The important thing to know here is that there are 2 specific ways to "feed/grow" you plants. Some people prefer to grow everything "
organically", meaning that everything about feeding the plants is done the same way as nature would. You get naturally derived nutrients from organic materials like worm, chicken, bat, bird, and cow **** and mix with natural soil that has no "synthetically derived nutrients". Then the part that makes this soil truly organic is that there is either beneficial microbes present in the soil, or you add these beneficial microbes to the soil (or a little of both). The microbes are essential here because
THEY do all the work of taking the "raw" materials in the organic soil and breaking them down so that the plants can absorb them. This process that we refer to here is called
chelation. A fancy term for making the nutrients available to the plants.
The other type of growing/feeding is "
synthetic" feeding/growing. In this case, you can use a variety of "growing mediums" to hold the plants so that the synthetically derived nutrients can be pushed around the roots during watering. Synthetically derived nutrients are still derived often from organic or natural elements on the planet but they are extracted through chemical processes in "factory" settings. There's nothing wrong with either method, just different ways of doing things.
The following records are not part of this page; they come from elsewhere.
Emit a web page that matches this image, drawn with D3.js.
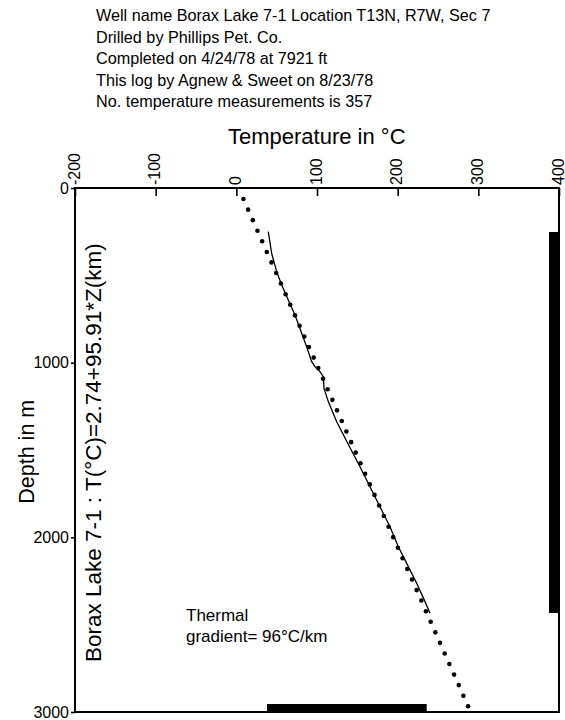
<!DOCTYPE html>
<html>
<head>
<meta charset="utf-8">
<script src="https://cdn.jsdelivr.net/npm/d3@7"></script>
<style>
  html, body { margin: 0; padding: 0; background: #fff; }
  svg { display: block; }
  text { font-family: "Liberation Sans", Arial, Helvetica, sans-serif; fill: #000; }
</style>
</head>
<body>
<svg id="chart" width="565" height="720"></svg>
<script>
// Header information about the well
const headerLines = [
  "Well name Borax Lake 7-1 Location T13N, R7W, Sec 7",
  "Drilled by Phillips Pet. Co.",
  "Completed on 4/24/78 at 7921 ft",
  "This log by Agnew & Sweet on 8/23/78",
  "No. temperature measurements is 357"
];

// Axis ticks
const tempTicks = [-200, -100, 0, 100, 200, 300, 400];
const depthTicks = [0, 1000, 2000, 3000];

// Measured temperature log (depth in m, temperature in °C)
const logDepth = [250, 374, 479, 555, 641, 727, 832, 909, 994, 1023, 1052, 1080, 1147, 1223,
                  1338, 1450, 1596, 1710, 1825, 1939, 2054, 2149, 2263, 2368, 2435];
const logTemp  = [39.6, 43.8, 50.0, 56.2, 64.4, 72.7, 81.0, 87.2, 93.4, 97.5, 103.7, 107.8, 108.7, 114.0,
                  124.4, 136.8, 153.3, 165.7, 178.1, 190.5, 200.8, 211.2, 223.6, 233.9, 240.1];

// Linear fit T(°C) = 2.74 + 95.91 * Z(km), sampled along depth
const fitDepth = [63, 124, 184, 245, 305, 366, 426, 487, 547, 608, 668, 729, 789, 850, 910, 971,
                  1031, 1092, 1152, 1213, 1273, 1334, 1394, 1455, 1515, 1576, 1636, 1697, 1757, 1818,
                  1878, 1939, 1999, 2060, 2120, 2181, 2241, 2302, 2362, 2423, 2483, 2544, 2604, 2665,
                  2725, 2786, 2846, 2907, 2967];
const fitTemp  = [8.8, 14.6, 20.4, 26.2, 32.0, 37.8, 43.6, 49.4, 55.2, 61.1, 66.8, 72.7, 78.4, 84.3, 90.0, 95.9,
                  101.6, 107.5, 113.2, 119.1, 124.8, 130.7, 136.4, 142.3, 148.0, 153.9, 159.6, 165.5, 171.3, 177.1,
                  182.9, 188.7, 194.5, 200.3, 206.1, 211.9, 217.7, 223.5, 229.3, 235.1, 240.9, 246.7, 252.5, 258.3,
                  264.1, 269.9, 275.7, 281.5, 287.3];

// Range of logged depths and temperatures
const depthRange = [252, 2433];
const tempRange = [38, 236];

const titleText = "Temperature in °C";
const depthLabel = "Depth in m";
const fitLabel = "Borax Lake 7-1 : T(°C)=2.74+95.91*Z(km)";
const gradientLines = ["Thermal", "gradient= 96°C/km"];

const svg = d3.select("#chart");
const margin = { left: 75, right: 6, top: 188, bottom: 8 };
const W = 565, H = 720;
const x = d3.scaleLinear().domain([-200, 400]).range([margin.left, W - margin.right]);
const y = d3.scaleLinear().domain([0, 3000]).range([margin.top, H - margin.bottom]);

// Header text block
svg.append("g")
  .selectAll("text")
  .data(headerLines)
  .join("text")
  .attr("x", 96)
  .attr("y", (d, i) => 21 + i * 21.5)
  .style("font-size", "16.2px")
  .text(d => d);

// Axis title
svg.append("text")
  .attr("x", 228)
  .attr("y", 144)
  .style("font-size", "22px")
  .text(titleText);

// Top axis (temperature), tick marks pointing into the plot
const topAxis = svg.append("g").attr("transform", `translate(0,${margin.top})`)
  .call(d3.axisBottom(x).tickValues(tempTicks).tickSize(8).tickFormat(""));
topAxis.select(".domain").remove();
topAxis.selectAll(".tick line").attr("stroke", "#000").attr("stroke-width", 1.6);

svg.append("g")
  .selectAll("text")
  .data(tempTicks)
  .join("text")
  .attr("transform", d => `translate(${x(d) + 4.5},${margin.top - 3}) rotate(-90)`)
  .style("font-size", "16px")
  .text(d => d);

// Left axis (depth)
const leftAxis = svg.append("g").attr("transform", `translate(${margin.left},0)`)
  .call(d3.axisLeft(y).tickValues(depthTicks).tickSize(4).tickPadding(2).tickFormat(d3.format("d")));
leftAxis.select(".domain").remove();
leftAxis.selectAll(".tick line").attr("stroke", "#000").attr("stroke-width", 1.6);
leftAxis.selectAll(".tick text")
  .style("font-size", "16px")
  .style("font-family", "'Liberation Sans', Arial, sans-serif")
  .attr("fill", "#000");

// Plot frame
svg.append("rect")
  .attr("x", x(-200)).attr("y", y(0))
  .attr("width", x(400) - x(-200)).attr("height", y(3000) - y(0))
  .attr("fill", "none").attr("stroke", "#000").attr("stroke-width", 2);

// Depth axis label
svg.append("text")
  .attr("transform", `translate(34,${y(1510)}) rotate(-90)`)
  .attr("text-anchor", "middle")
  .style("font-size", "21.5px")
  .text(depthLabel);

// Fit equation label
svg.append("text")
  .attr("transform", `translate(101,662) rotate(-90)`)
  .style("font-size", "22.5px")
  .text(fitLabel);

// Gradient note
svg.append("g")
  .selectAll("text")
  .data(gradientLines)
  .join("text")
  .attr("x", 186)
  .attr("y", (d, i) => 621 + i * 21)
  .style("font-size", "17px")
  .text(d => d);

// Range bars: depth range on the right, temperature range at the bottom
svg.append("rect")
  .attr("x", x(400) - 10).attr("width", 10)
  .attr("y", y(depthRange[0])).attr("height", y(depthRange[1]) - y(depthRange[0]))
  .attr("fill", "#000");
svg.append("rect")
  .attr("x", x(tempRange[0])).attr("width", x(tempRange[1]) - x(tempRange[0]))
  .attr("y", y(3000) - 8).attr("height", 8)
  .attr("fill", "#000");

// Measured log as a solid line
const logData = logDepth.map((d, i) => ({ z: d, t: logTemp[i] }));
svg.append("path")
  .datum(logData)
  .attr("fill", "none")
  .attr("stroke", "#000")
  .attr("stroke-width", 1.3)
  .attr("d", d3.line().x(d => x(d.t)).y(d => y(d.z)));

// Fitted gradient as dots
const fitData = fitDepth.map((d, i) => ({ z: d, t: fitTemp[i] }));
svg.append("g")
  .selectAll("circle")
  .data(fitData)
  .join("circle")
  .attr("cx", d => x(d.t))
  .attr("cy", d => y(d.z))
  .attr("r", 2.3)
  .attr("fill", "#000");
</script>
</body>
</html>
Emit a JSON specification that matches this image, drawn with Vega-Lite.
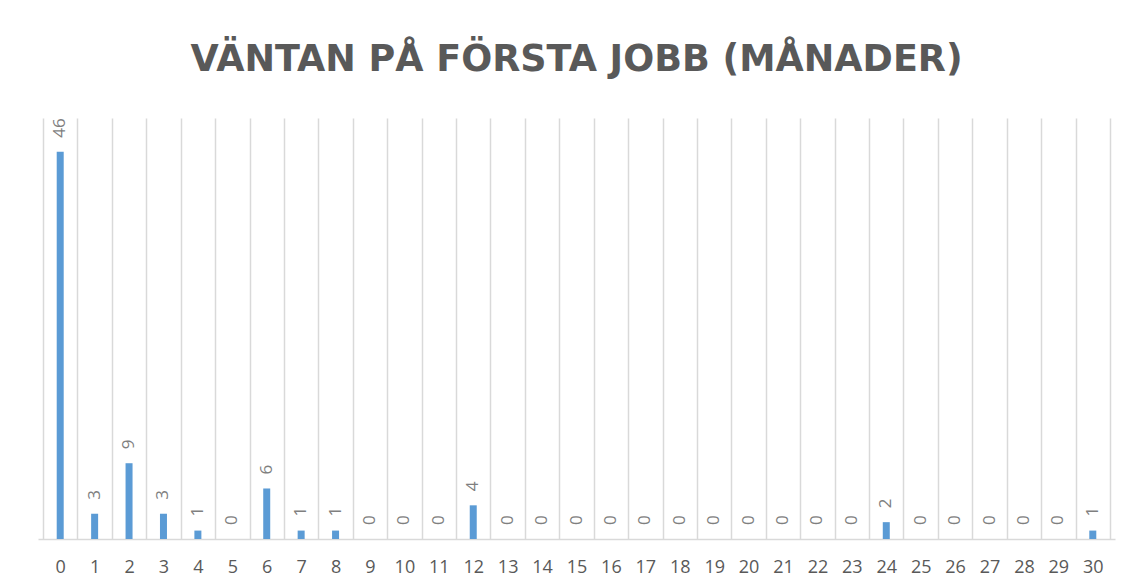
{
  "$schema": "https://vega.github.io/schema/vega-lite/v6.json",
  "width": 1077,
  "height": 421,
  "autosize": {"type": "none"},
  "padding": {"left": 38, "top": 118, "right": 15, "bottom": 48},
  "background": "white",
  "config": {
    "view": {"stroke": null},
    "font": "Open Sans"
  },
  "title": {
    "text": "VÄNTAN PÅ FÖRSTA JOBB (MÅNADER)",
    "font": "DejaVu Sans",
    "fontSize": 36.5,
    "fontWeight": "bold",
    "color": "#595959",
    "anchor": "middle",
    "offset": 40
  },
  "data": {
    "values": [
      {"m": 0, "n": 46}, {"m": 1, "n": 3}, {"m": 2, "n": 9}, {"m": 3, "n": 3},
      {"m": 4, "n": 1}, {"m": 5, "n": 0}, {"m": 6, "n": 6}, {"m": 7, "n": 1},
      {"m": 8, "n": 1}, {"m": 9, "n": 0}, {"m": 10, "n": 0}, {"m": 11, "n": 0},
      {"m": 12, "n": 4}, {"m": 13, "n": 0}, {"m": 14, "n": 0}, {"m": 15, "n": 0},
      {"m": 16, "n": 0}, {"m": 17, "n": 0}, {"m": 18, "n": 0}, {"m": 19, "n": 0},
      {"m": 20, "n": 0}, {"m": 21, "n": 0}, {"m": 22, "n": 0}, {"m": 23, "n": 0},
      {"m": 24, "n": 2}, {"m": 25, "n": 0}, {"m": 26, "n": 0}, {"m": 27, "n": 0},
      {"m": 28, "n": 0}, {"m": 29, "n": 0}, {"m": 30, "n": 1}
    ]
  },
  "resolve": {"axis": {"x": "independent"}},
  "layer": [
    {
      "mark": {"type": "bar", "width": 7, "color": "#5B9BD5"},
      "encoding": {
        "x": {
          "field": "m", "type": "quantitative",
          "scale": {"domain": [-0.5, 30.5], "nice": false, "zero": false},
          "axis": {
            "title": null,
            "grid": false,
            "values": [0,1,2,3,4,5,6,7,8,9,10,11,12,13,14,15,16,17,18,19,20,21,22,23,24,25,26,27,28,29,30],
            "ticks": false,
            "domain": true,
            "domainColor": "#D9D9D9",
            "domainWidth": 1.5,
            "labelFont": "Open Sans",
            "labelFontSize": 18,
            "labelColor": "#595959",
            "labelPadding": 19,
            "labelFlush": false,
            "labelOverlap": false
          }
        },
        "y": {
          "field": "n", "type": "quantitative",
          "scale": {"domain": [0, 50], "nice": false},
          "axis": null
        }
      }
    },
    {
      "mark": {"type": "text", "angle": 270, "align": "left", "baseline": "middle", "dx": 14, "fontSize": 17, "color": "#7F7F7F", "font": "Open Sans"},
      "encoding": {
        "x": {
          "field": "m", "type": "quantitative",
          "axis": {
            "title": null,
            "grid": true,
            "gridColor": "#D9D9D9",
            "gridWidth": 1.5,
            "values": [-0.5,0.5,1.5,2.5,3.5,4.5,5.5,6.5,7.5,8.5,9.5,10.5,11.5,12.5,13.5,14.5,15.5,16.5,17.5,18.5,19.5,20.5,21.5,22.5,23.5,24.5,25.5,26.5,27.5,28.5,29.5,30.5],
            "labels": false,
            "ticks": false,
            "domain": false
          }
        },
        "y": {"field": "n", "type": "quantitative"},
        "text": {"field": "n", "type": "quantitative"}
      }
    }
  ]
}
With the synthetic nutrients,
YOU do all the work of making sure the plants are able to get the nutrients that they need by controlling the
pH in the medium.
With organic nutrients, the
microbes do all that work, but it is then up to you to give the microbes what they need to survive and do what they need to do.
This is where the
molasses comes in. It is used to directly feed the microbes to get them going. Once they get established in the growing medium, they will break down the raw materials and give them to the plants. The plants will pay the microbes with natural sugars that the microbes need. Most organic growers will periodically use molasses to make sure the
microbe herd stays fed and healthy as they are the life and death of the plants in organics.